Daniel McDonald

I am a historian of Latin America and the Caribbean who focuses on modern Brazil. My research and teaching center on issues of citizenship and inequality at the intersection of urban, social, and religious history as well as in the digital humanities.

I am a Postdoctoral Fellow in the Faculty of History and the OSGA Latin American Centre and an associate member of St Antony’s College at the University of Oxford. Through my fellowship, I am part of the transnational project, “The Global Pontificate of Pius XII: Catholicism in a Divided World.'“

My current research examines how people excluded from full citizenship contested those exclusions and constructed alternative forms of civic belonging amid sweeping societal and political change in twentieth-century Brazil in conjunction with the progressive Catholic Church. A parallel line of inquiry in my work explores how historians can work with historically marginalized communities through collaborative archiving and digitization projects as well as spatial analysis using methods such as GIS and Urban Intermedia.

My work has appeared or is forthcoming in the American Historical Review, the Hispanic American Historical Review, The Americas, and the Journal of Urban History. I have written for the public in The Washington Post and ReVista: The Harvard Review of Latin America.

Before coming to Oxford, I held postdoctoral fellowships at the University of Rochester and Harvard University. I received my PhD in History from Brown University.


Current book project

Peripheral Citizenship

My book project, Peripheral Citizenship: Popular Movements and the Catholic Church in Urban Brazil, is under contract with the University of California Press. It explores how popular movements affiliated with the liberationist Catholic Church reimagined citizenship and democracy amid the mass rural-urban migration and rapid urbanization that transformed twentieth-century Brazil. Peripheral Citizenship goes within these movements to trace how they envisioned and modeled alternative understandings of the Church, rights, and democracy across Brazil’s civil-military dictatorship (1964-85) and the subsequent transition to democracy.

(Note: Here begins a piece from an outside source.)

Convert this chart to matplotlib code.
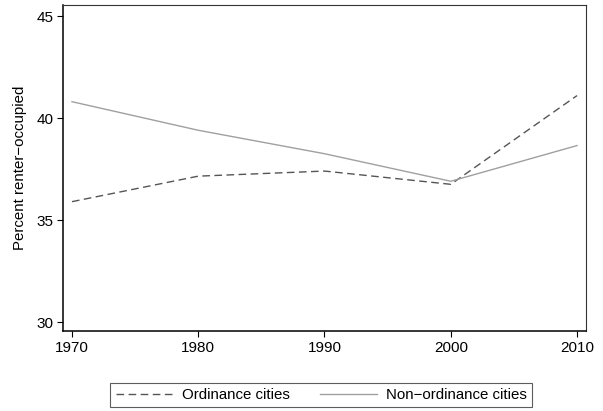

Research for this book has been supported by a Fulbright-Hays DDRA fellowship, the Harvard-Mellon Urban Initiative, and the Tinker Foundation. This book project builds on my dissertation, which was awarded the 2021 Best Dissertation Prize from the New England Council on Latin American Studies and the History Distinguished Dissertation Award from the Department of History at Brown University.


Other ongoing projects

 

“Revisiting the Brazilian Democratic Transition,” thematic issue of Latin American Perspectives

I am co-editing a thematic issue of the interdisciplinary journal Latin American Perspectives with Felipe Loureiro (Universidade de São Paulo) to mark the 40th anniversary of the restoration of democratic rule in Brazil following twenty-one years of dictatorship (1964-1985). The issue is currently accepting submissions thorough March 1, 2024.